Japanese Nihonga painter

Reiji Hiramatsu (平松 礼二 Hiramatsu Reiji, b. 1941 in Tokyo) is a Japanese Nihonga painter.

== Biography ==
His father was a civil servant who moved the family to Nagoya in 1946, where Reiji Hiramatsu would grow up. Early on he developed interest in the traditional painting techniques of Nihonga, however on behest of his parents he first studied law and economics at the Aichi University. He began his artistic career after graduating and developed into one of the foremost representatives of Nihonga.
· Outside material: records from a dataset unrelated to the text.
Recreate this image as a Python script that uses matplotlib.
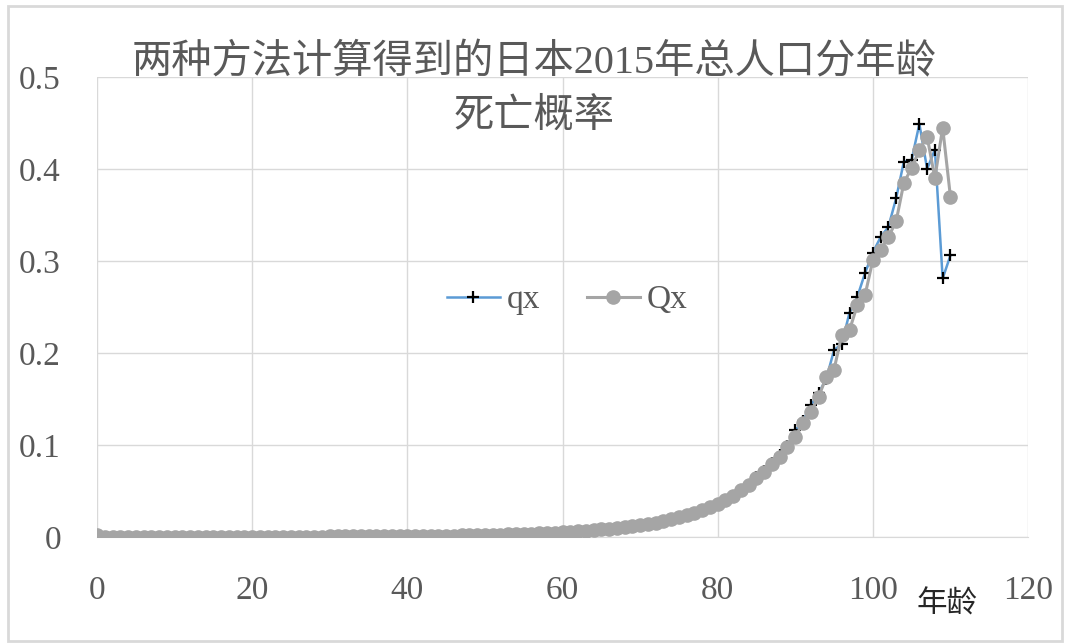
import numpy as np
import matplotlib
matplotlib.use('Agg')
import matplotlib.pyplot as plt
from matplotlib.patches import Rectangle

#---------------------------------------------------------------------#
# Japan 2015 total population, death probability by age, two methods  #
# (qx and Qx).                   #
#---------------------------------------------------------------------#
ages = list(range(0, 111))

Qx = [0.0019, 0.0003, 0.0002, 0.00015, 0.0001, 0.0001, 0.0001, 0.0001, 0.0001, 0.0001,
      0.0001, 0.0001, 0.0001, 0.00012, 0.00014, 0.00017, 0.0002, 0.00025, 0.0003, 0.00036,
      0.0004, 0.00043, 0.00046, 0.00047, 0.00048, 0.00048, 0.00049, 0.0005, 0.00051, 0.00053,
      0.00055, 0.00057, 0.0006, 0.00063, 0.00066, 0.0007, 0.00074, 0.00079, 0.00084, 0.0009,
      0.00097, 0.00105, 0.00114, 0.00124, 0.00135, 0.00147, 0.0016, 0.00175, 0.0019, 0.00207,
      0.00226, 0.00246, 0.00268, 0.00292, 0.00318, 0.00346, 0.00376, 0.0041, 0.00447, 0.00487,
      0.0053, 0.0058, 0.0063, 0.0069, 0.0075, 0.0082, 0.0089, 0.0097, 0.0106, 0.0116,
      0.0128, 0.0141, 0.0156, 0.0173, 0.0192, 0.0214, 0.0237, 0.0262, 0.0290, 0.0322,
      0.0360, 0.0400, 0.0450, 0.0510, 0.0570, 0.0640, 0.0710, 0.0790, 0.0870, 0.0980,
      0.109, 0.124, 0.136, 0.152, 0.174, 0.182, 0.220, 0.225, 0.252, 0.263,
      0.301, 0.312, 0.326, 0.343, 0.385, 0.401, 0.421, 0.435, 0.390, 0.445,
      0.370]

qx = [0.0019, 0.0003, 0.0002, 0.00015, 0.0001, 0.0001, 0.0001, 0.0001, 0.0001, 0.0001,
      0.0001, 0.0001, 0.0001, 0.00012, 0.00014, 0.00017, 0.0002, 0.00025, 0.0003, 0.00036,
      0.0004, 0.00043, 0.00046, 0.00047, 0.00048, 0.00048, 0.00049, 0.0005, 0.00051, 0.00053,
      0.00055, 0.00057, 0.0006, 0.00063, 0.00066, 0.0007, 0.00074, 0.00079, 0.00084, 0.0009,
      0.00097, 0.00105, 0.00114, 0.00124, 0.00135, 0.00147, 0.0016, 0.00175, 0.0019, 0.00207,
      0.00226, 0.00246, 0.00268, 0.00292, 0.00318, 0.00346, 0.00376, 0.0041, 0.00447, 0.00487,
      0.0053, 0.0058, 0.0063, 0.0069, 0.0075, 0.0082, 0.0089, 0.0097, 0.0106, 0.0116,
      0.0128, 0.0141, 0.0156, 0.0173, 0.0192, 0.0214, 0.0237, 0.0262, 0.0290, 0.0322,
      0.0360, 0.0400, 0.0450, 0.0510, 0.0570, 0.0650, 0.0720, 0.0800, 0.0890, 0.0990,
      0.116, 0.126, 0.143, 0.156, 0.172, 0.203, 0.210, 0.244, 0.261, 0.287,
      0.309, 0.326, 0.337, 0.368, 0.408, 0.410, 0.449, 0.400, 0.421, 0.281,
      0.306]

xTicks = [0, 20, 40, 60, 80, 100, 120]
yTicks = [0, 0.1, 0.2, 0.3, 0.4, 0.5]
yTickLabels = ['0', '0.1', '0.2', '0.3', '0.4', '0.5']
chartTitle = '两种方法计算得到的日本2015年总人口分年龄\n死亡概率'
xLabel = '年龄'

serifCJK = ['Liberation Serif', 'Noto Sans CJK SC']
textGray = '#595959'

fig = plt.figure(figsize=(10.65, 6.43), dpi=100)
ax = fig.add_axes([97/1065, 1 - 537/643, 931/1065, 460/643])

#---------------------------------------------------------------------#
# Series: qx underneath, Qx circles on top                            #
#---------------------------------------------------------------------#
ax.plot(ages, qx, color='#5B9BD5', linewidth=1.8, marker='+', markersize=8.5,
        markeredgecolor='black', markeredgewidth=1.6, label='qx', zorder=3)
ax.plot(ages, Qx, color='#A5A5A5', linewidth=2.2, marker='o', markersize=9.5,
        markerfacecolor='#A5A5A5', markeredgecolor='#A5A5A5', label='Qx', zorder=4)

ax.set_xlim(0, 120)
ax.set_ylim(0, 0.5)
ax.set_xticks(xTicks)
ax.set_yticks(yTicks)
ax.set_yticklabels(yTickLabels)
ax.grid(color='#D9D9D9', linewidth=1.0)
ax.set_axisbelow(True)
for side in ['top', 'right', 'left']:
  ax.spines[side].set_visible(False)
ax.spines['bottom'].set_color('#D9D9D9')
ax.tick_params(axis='both', length=0, labelsize=24, labelcolor=textGray)
ax.tick_params(axis='x', pad=28)
ax.tick_params(axis='y', pad=26)
for lab in ax.get_xticklabels() + ax.get_yticklabels():
  lab.set_fontfamily('Liberation Serif')

leg = ax.legend(loc='center', bbox_to_anchor=(0.505, 0.515), ncol=2, frameon=False,
                prop={'family': 'Liberation Serif', 'size': 24}, handlelength=1.6,
                handletextpad=0.2, columnspacing=1.4)
for t in leg.get_texts():
  t.set_color(textGray)

ax.text(0.913, -0.147, xLabel, transform=ax.transAxes, ha='center', va='center',
        fontsize=22, family=serifCJK, color='#262626')

fig.text(534/1065, 1 - 90/643, chartTitle, ha='center', va='center', fontsize=29,
         family=serifCJK, color=textGray, linespacing=1.55, weight='light')

#---------------------------------------------------------------------#
# Outer chart border                                                  #
#---------------------------------------------------------------------#
fig.patches.append(Rectangle((8/1065, 0.003), 1 - 8/1065 - 0.003, 1 - 6/643 - 0.003,
                             transform=fig.transFigure, fill=False,
                             edgecolor='#D9D9D9', linewidth=2))

plt.savefig('out.png', dpi=100)
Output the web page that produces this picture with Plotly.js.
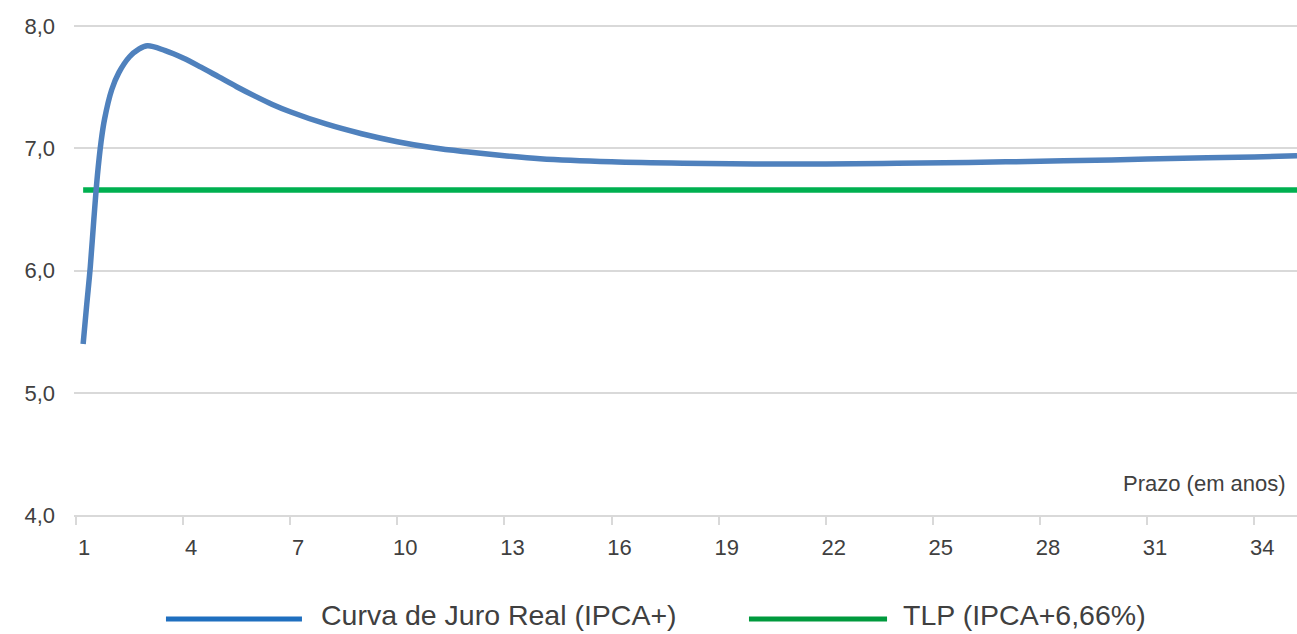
<!DOCTYPE html>
<html>
<head>
<meta charset="utf-8">
<script src="https://cdn.plot.ly/plotly-3.0.1.min.js"></script>
<style>html,body{margin:0;padding:0;background:#fff;}#chart{width:1297px;height:634px;}</style>
</head>
<body>
<div id="chart"></div>
<script>
// Prazo (anos) e taxa real (% a.a.)
const prazoAnos = [1.2, 1.3, 1.4, 1.5, 1.6, 1.7, 1.8, 2.0, 2.2, 2.5, 2.75, 3.0, 3.5, 4.0, 4.5, 5.0, 5.5, 6.0, 6.5, 7.0, 8.0, 9.0, 10.0, 11.0, 12.0, 13.0, 14.0, 16.0, 18.0, 20.0, 22.0, 24.0, 26.0, 28.0, 30.0, 32.0, 34.0, 35.2];
const curvaJuroReal = [5.40, 5.72, 6.03, 6.42, 6.78, 7.05, 7.24, 7.48, 7.62, 7.75, 7.81, 7.84, 7.80, 7.74, 7.665, 7.585, 7.505, 7.43, 7.36, 7.30, 7.20, 7.12, 7.055, 7.005, 6.97, 6.94, 6.915, 6.89, 6.878, 6.873, 6.873, 6.878, 6.885, 6.895, 6.905, 6.92, 6.93, 6.94];
const tlpPrazo = [1.2, 35.2];
const tlpTaxa = [6.66, 6.66];

const xTickVals = [1, 4, 7, 10, 13, 16, 19, 22, 25, 28, 31, 34];
const xTickText = ["1", "4", "7", "10", "13", "16", "19", "22", "25", "28", "31", "34"];
const yTickVals = [4, 5, 6, 7, 8];
const yTickText = ["4,0", "5,0", "6,0", "7,0", "8,0"];
const seriesNames = ["Curva de Juro Real (IPCA+)", "TLP (IPCA+6,66%)"];
const axisTitle = "Prazo (em anos)";

const blue = "#4F81BD";
const green = "#00B050";
const legendBlue = "#1F6FBF";
const legendGreen = "#009A3D";
const textColor = "#404040";
const font = "Liberation Sans, Arial, sans-serif";

const traces = [
  {x: tlpPrazo, y: tlpTaxa, name: seriesNames[1], mode: "lines",
   line: {color: green, width: 5.5}, hoverinfo: "skip", showlegend: false},
  {x: prazoAnos, y: curvaJuroReal, name: seriesNames[0], mode: "lines",
   line: {color: blue, width: 5.5, shape: "spline", smoothing: 1}, showlegend: false}
];

const layout = {
  width: 1297, height: 634,
  margin: {l: 74, r: 0, t: 25, b: 119},
  paper_bgcolor: "#fff", plot_bgcolor: "#fff",
  font: {family: font, color: textColor},
  showlegend: false,
  xaxis: {
    range: [0.944, 35.2], tickvals: xTickVals, ticktext: xTickText,
    showgrid: false, zeroline: false, showline: true, linecolor: "#D9D9D9", linewidth: 2,
    ticks: "outside", ticklen: 8, tickwidth: 2, tickcolor: "#D9D9D9",
    ticklabelshift: 8, ticklabelstandoff: 4,
    tickfont: {family: font, size: 22, color: textColor}
  },
  yaxis: {
    range: [4, 8.01], tickvals: yTickVals, ticktext: yTickText,
    showgrid: true, gridcolor: "#D9D9D9", gridwidth: 2, zeroline: false, showline: false,
    ticks: "", ticklabelstandoff: 18,
    tickfont: {family: font, size: 22, color: textColor}
  },
  shapes: [
    {type: "line", xref: "paper", yref: "paper", x0: 0.0752, x1: 0.1864, y0: -0.212, y1: -0.212,
     line: {color: legendBlue, width: 5}},
    {type: "line", xref: "paper", yref: "paper", x0: 0.5519, x1: 0.6648, y0: -0.212, y1: -0.212,
     line: {color: legendGreen, width: 5}}
  ],
  annotations: [
    {xref: "paper", yref: "paper", x: 0.9926, y: 0.0653, xanchor: "right", yanchor: "middle",
     text: axisTitle, showarrow: false, font: {family: font, size: 22, color: textColor}},
    {xref: "paper", yref: "paper", x: 0.200, y: -0.205, xanchor: "left", yanchor: "middle",
     text: seriesNames[0], showarrow: false, font: {family: font, size: 28.5, color: textColor}},
    {xref: "paper", yref: "paper", x: 0.676, y: -0.205, xanchor: "left", yanchor: "middle",
     text: seriesNames[1], showarrow: false, font: {family: font, size: 28.5, color: textColor}}
  ]
};

Plotly.newPlot("chart", traces, layout, {displayModeBar: false, staticPlot: true});
</script>
</body>
</html>
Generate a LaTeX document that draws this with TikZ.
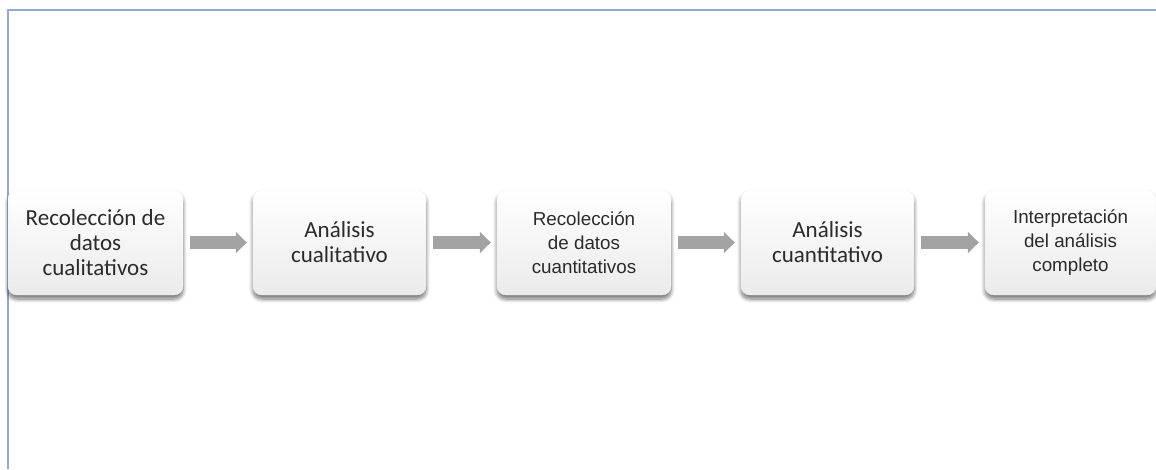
\documentclass[tikz,border=0pt]{standalone}
\usepackage{fontspec}
\newfontfamily\calfont{Carlito}
\newfontfamily\arfont{Liberation Sans}
\usetikzlibrary{shadows.blur,arrows.meta}
\definecolor{framecol}{HTML}{8EA9DB}
\definecolor{arrowcol}{HTML}{A3A3A3}
\definecolor{textcol}{HTML}{2B2B2B}

\begin{document}
\begin{tikzpicture}[x=1pt, y=-1pt,
  stage/.style={rounded corners=9pt, minimum height=105pt, align=center,
    top color=white, bottom color=black!8, draw=black!5, text=textcol,
    blur shadow={shadow xshift=0pt, shadow yshift=-4pt, shadow blur radius=4pt,
      shadow blur steps=8, shadow opacity=55}},
  calbox/.style={stage, font=\calfont\fontsize{23}{25}\selectfont},
  arbox/.style={stage, font=\arfont\fontsize{18.8}{24}\selectfont},
  flow/.style={draw=arrowcol, line width=13pt, shorten <=7pt, shorten >=6pt,
    -{Triangle[length=11pt, width=21pt]}}]
\useasboundingbox (0, 0) rectangle (1156, 469);
\draw[framecol, line width=1.5pt] (8, 469) -- (8, 10) -- (1160, 10);
\node[calbox, minimum width=175pt] (datoscual) at (95.5, 242.5) {Recolección de\\datos\\cualitativos};
\node[calbox, minimum width=173pt] (analcual) at (339.5, 242.5) {Análisis\\cualitativo};
\node[arbox, minimum width=174pt] (datoscuan) at (584, 242.5) {Recolección\\de datos\\cuantitativos};
\node[calbox, minimum width=173pt] (analcuan) at (827.5, 242.5) {Análisis\\cuantitativo};
\node[arbox, minimum width=171pt] (interp) at (1070.5, 242.5) {Interpretación\\del análisis\\completo};
\draw[flow] (datoscual.east) -- (analcual.west);
\draw[flow] (analcual.east) -- (datoscuan.west);
\draw[flow] (datoscuan.east) -- (analcuan.west);
\draw[flow] (analcuan.east) -- (interp.west);
\end{tikzpicture}
\end{document}
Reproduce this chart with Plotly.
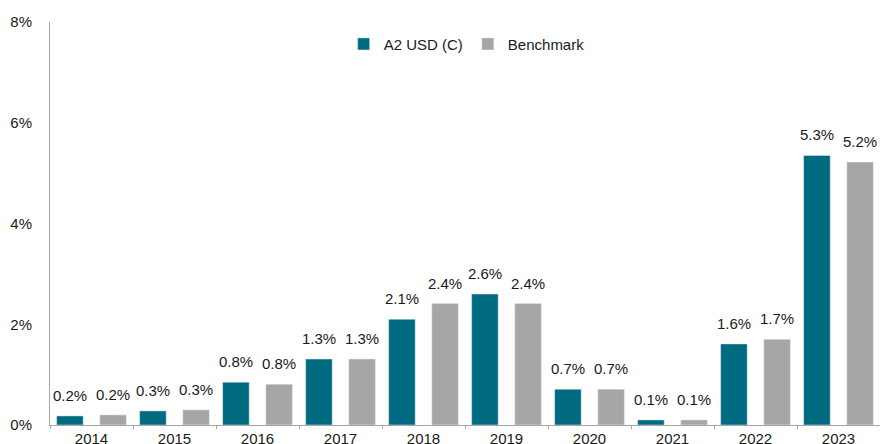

In 1967 he married his wife Hiroko, who would encourage him in his pursuit of painting.

In 1994 he visited the Musée de l'Orangerie and Giverny in France. He was inspired by Claude Monet and produced a number of paintings and byōbu screens that re-interpret Monet's Water Lilies, which in turn originally were inspired by Japonisme. Reiji's Water Lilies were exhibited in 2013 at the Museum of Impressionism in Giverny, as well as the Museum of Asian Art in Berlin.

In 2013 he also donated 34 pieces, including “Japanese Apricot Banquet” and “Mt. Daikan in Golden Yellow in Autumn”, to the Yugawara Art Museum.